▶ **RAW DATA**
-*-*-

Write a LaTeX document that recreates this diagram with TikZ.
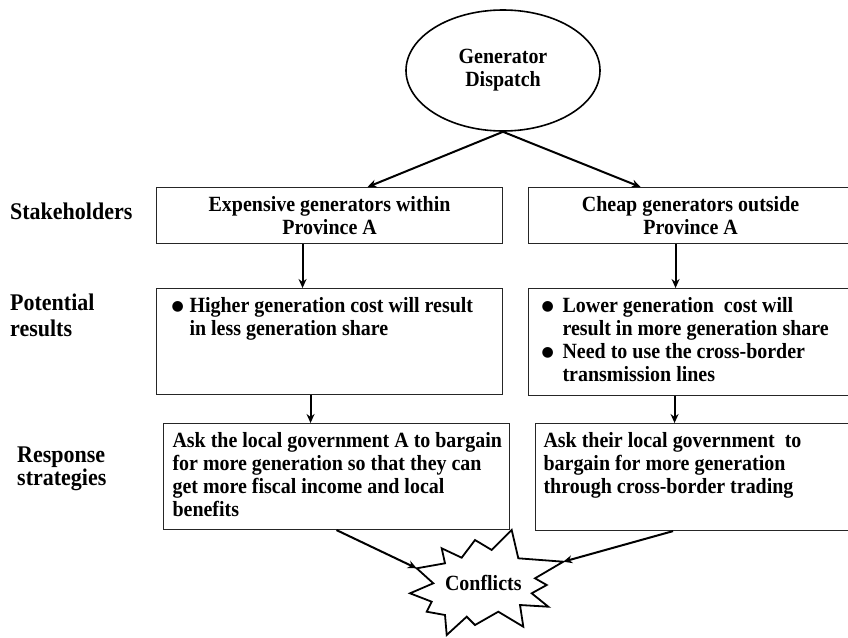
\documentclass[tikz,border=0pt]{standalone}
\usepackage{fontspec}
\setmainfont{Liberation Serif}[FakeStretch=0.92]
\newfontfamily\dejavu{DejaVu Sans}
\usetikzlibrary{arrows.meta,shapes.geometric}
\newcommand\bul{\makebox[18pt][l]{\raisebox{2.5pt}{\dejavu\fontsize{14}{14}\selectfont ●}}}
\newcommand\bulr{\makebox[21pt][l]{\raisebox{2.5pt}{\dejavu\fontsize{14}{14}\selectfont ●}}}
% #1 width, #2 height, #3 left pad, #4 top pad, #5 rows
\newcommand\boxtxt[5]{\parbox[c][#2][t]{#1}{\vspace*{#4}\hspace*{#3}\begin{tabular}[t]{@{}l@{}}#5\end{tabular}}}
\newcommand\boxtxtc[4]{\parbox[c][#2][t]{#1}{\vspace*{#3}\centering\begin{tabular}[t]{@{}c@{}}#4\end{tabular}\par}}
\begin{document}
\begin{tikzpicture}[x=1pt,y=-1pt,
  txt/.style={font=\fontsize{21.7}{23}\selectfont\bfseries},
  bx/.style={txt,draw=black!85,line width=1.1pt,inner sep=0pt,anchor=north west},
  lab/.style={font=\fontsize{23.9}{25}\selectfont\bfseries,inner sep=0pt},
  ell/.style={txt,draw,ellipse,line width=1.6pt,minimum width=194pt,minimum height=121pt,inner sep=0pt,align=center},
  arr/.style={draw,line width=2pt,-{Stealth[length=9pt,width=8pt]}},
  burst/.style={draw,line width=1.8pt,line join=miter}]
\useasboundingbox (0,0) rectangle (848,637);
\fill[white] (0,0) rectangle (848,637);

% side labels
\node[lab,anchor=base west] (l1) at (10,219) {Stakeholders};
\node[lab,anchor=base west] (l2) at (10,310.5) {\begin{tabular}[t]{@{}l@{}}Potential\\[1pt]results\end{tabular}};
\node[lab,anchor=base west] (l3) at (17,462) {\begin{tabular}[t]{@{}l@{}}Response\\[-2pt]strategies\end{tabular}};

% ellipse
\node[ell] (gd) at (503,70.5) {Generator\\Dispatch};

% stakeholders
\node[bx] (lsh) at (156,187) {\boxtxtc{346pt}{56pt}{8pt}{Expensive generators within\\Province A}};
\node[bx] (rsh) at (528,187) {\boxtxtc{324pt}{56pt}{8pt}{Cheap generators outside\\Province A}};

% potential results
\node[bx] (lpr) at (156,288) {\boxtxt{346pt}{106pt}{15pt}{8pt}{\bul Higher generation cost will result\\\hspace*{18pt}in less generation share}};
\node[bx] (rpr) at (528,288) {\boxtxt{324pt}{107pt}{13pt}{8pt}{\bulr Lower generation\ \ cost will\\\hspace*{21pt}result in more generation share\\\bulr Need to use the cross-border\\\hspace*{21pt}transmission lines}};

% response strategies
\node[bx] (lst) at (163,423) {\boxtxt{346pt}{106pt}{9pt}{8pt}{Ask the local government A to bargain\\for more generation so that they can\\get more fiscal income and local\\benefits}};
\node[bx] (rst) at (535,423) {\boxtxt{317pt}{107pt}{8pt}{8pt}{Ask their local government\ \ to\\bargain for more generation\\through cross-border trading}};

% conflicts burst
\draw[burst] (416.7,568.3) coordinate (sL) -- (445,563.3) -- (441.7,548.3) -- (461.7,557.7) -- (475,540) -- (491.7,550) -- (511.7,530) -- (518.3,558.3) -- (563.3,561.7) coordinate (sR) -- (535,578.3) -- (546.7,585) -- (531.7,593.3) -- (548.3,606.7) -- (520,605) -- (523.3,626.7) -- (498.3,611.7) -- (475,625) -- (466.7,616.7) -- (446.7,635) -- (445,615) -- (426.7,611.7) -- (431.7,601.7) -- (410,593.3) -- (433.3,583.3) -- cycle;
\node[txt,inner sep=0pt] (cf) at (483.3,583.3) {Conflicts};

% connectors
\draw[arr] (gd.south) -- ([xshift=38pt]lsh.north);
\draw[arr] (gd.south) -- ([xshift=-50pt]rsh.north);
\draw[arr] ([xshift=-27pt]lsh.south) -- ([xshift=-27pt]lpr.north);
\draw[arr] ([xshift=-15pt]rsh.south) -- ([xshift=-15pt]rpr.north);
\coordinate (a3) at ([xshift=-19pt]lpr.south);
\draw[arr] (a3) -- (a3 |- lst.north);
\coordinate (a4) at ([xshift=-16pt]rpr.south);
\draw[arr] (a4) -- (a4 |- rst.north);
\draw[arr] (lst.south) -- (sL);
\draw[arr] ([xshift=-21pt]rst.south) -- (sR);
\end{tikzpicture}
\end{document}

-*-*-

▶ **DIRECTION**
Restate the data above exactly, stripping out each image.

▶ **WRITTEN ANSWER**
Write a LaTeX document that recreates this diagram with TikZ.
\documentclass[tikz,border=0pt]{standalone}
\usepackage{fontspec}
\setmainfont{Liberation Serif}[FakeStretch=0.92]
\newfontfamily\dejavu{DejaVu Sans}
\usetikzlibrary{arrows.meta,shapes.geometric}
\newcommand\bul{\makebox[18pt][l]{\raisebox{2.5pt}{\dejavu\fontsize{14}{14}\selectfont ●}}}
\newcommand\bulr{\makebox[21pt][l]{\raisebox{2.5pt}{\dejavu\fontsize{14}{14}\selectfont ●}}}
% #1 width, #2 height, #3 left pad, #4 top pad, #5 rows
\newcommand\boxtxt[5]{\parbox[c][#2][t]{#1}{\vspace*{#4}\hspace*{#3}\begin{tabular}[t]{@{}l@{}}#5\end{tabular}}}
\newcommand\boxtxtc[4]{\parbox[c][#2][t]{#1}{\vspace*{#3}\centering\begin{tabular}[t]{@{}c@{}}#4\end{tabular}\par}}
\begin{document}
\begin{tikzpicture}[x=1pt,y=-1pt,
  txt/.style={font=\fontsize{21.7}{23}\selectfont\bfseries},
  bx/.style={txt,draw=black!85,line width=1.1pt,inner sep=0pt,anchor=north west},
  lab/.style={font=\fontsize{23.9}{25}\selectfont\bfseries,inner sep=0pt},
  ell/.style={txt,draw,ellipse,line width=1.6pt,minimum width=194pt,minimum height=121pt,inner sep=0pt,align=center},
  arr/.style={draw,line width=2pt,-{Stealth[length=9pt,width=8pt]}},
  burst/.style={draw,line width=1.8pt,line join=miter}]
\useasboundingbox (0,0) rectangle (848,637);
\fill[white] (0,0) rectangle (848,637);

% side labels
\node[lab,anchor=base west] (l1) at (10,219) {Stakeholders};
\node[lab,anchor=base west] (l2) at (10,310.5) {\begin{tabular}[t]{@{}l@{}}Potential\\[1pt]results\end{tabular}};
\node[lab,anchor=base west] (l3) at (17,462) {\begin{tabular}[t]{@{}l@{}}Response\\[-2pt]strategies\end{tabular}};

% ellipse
\node[ell] (gd) at (503,70.5) {Generator\\Dispatch};

% stakeholders
\node[bx] (lsh) at (156,187) {\boxtxtc{346pt}{56pt}{8pt}{Expensive generators within\\Province A}};
\node[bx] (rsh) at (528,187) {\boxtxtc{324pt}{56pt}{8pt}{Cheap generators outside\\Province A}};

% potential results
\node[bx] (lpr) at (156,288) {\boxtxt{346pt}{106pt}{15pt}{8pt}{\bul Higher generation cost will result\\\hspace*{18pt}in less generation share}};
\node[bx] (rpr) at (528,288) {\boxtxt{324pt}{107pt}{13pt}{8pt}{\bulr Lower generation\ \ cost will\\\hspace*{21pt}result in more generation share\\\bulr Need to use the cross-border\\\hspace*{21pt}transmission lines}};

% response strategies
\node[bx] (lst) at (163,423) {\boxtxt{346pt}{106pt}{9pt}{8pt}{Ask the local government A to bargain\\for more generation so that they can\\get more fiscal income and local\\benefits}};
\node[bx] (rst) at (535,423) {\boxtxt{317pt}{107pt}{8pt}{8pt}{Ask their local government\ \ to\\bargain for more generation\\through cross-border trading}};

% conflicts burst
\draw[burst] (416.7,568.3) coordinate (sL) -- (445,563.3) -- (441.7,548.3) -- (461.7,557.7) -- (475,540) -- (491.7,550) -- (511.7,530) -- (518.3,558.3) -- (563.3,561.7) coordinate (sR) -- (535,578.3) -- (546.7,585) -- (531.7,593.3) -- (548.3,606.7) -- (520,605) -- (523.3,626.7) -- (498.3,611.7) -- (475,625) -- (466.7,616.7) -- (446.7,635) -- (445,615) -- (426.7,611.7) -- (431.7,601.7) -- (410,593.3) -- (433.3,583.3) -- cycle;
\node[txt,inner sep=0pt] (cf) at (483.3,583.3) {Conflicts};

% connectors
\draw[arr] (gd.south) -- ([xshift=38pt]lsh.north);
\draw[arr] (gd.south) -- ([xshift=-50pt]rsh.north);
\draw[arr] ([xshift=-27pt]lsh.south) -- ([xshift=-27pt]lpr.north);
\draw[arr] ([xshift=-15pt]rsh.south) -- ([xshift=-15pt]rpr.north);
\coordinate (a3) at ([xshift=-19pt]lpr.south);
\draw[arr] (a3) -- (a3 |- lst.north);
\coordinate (a4) at ([xshift=-16pt]rpr.south);
\draw[arr] (a4) -- (a4 |- rst.north);
\draw[arr] (lst.south) -- (sL);
\draw[arr] ([xshift=-21pt]rst.south) -- (sR);
\end{tikzpicture}
\end{document}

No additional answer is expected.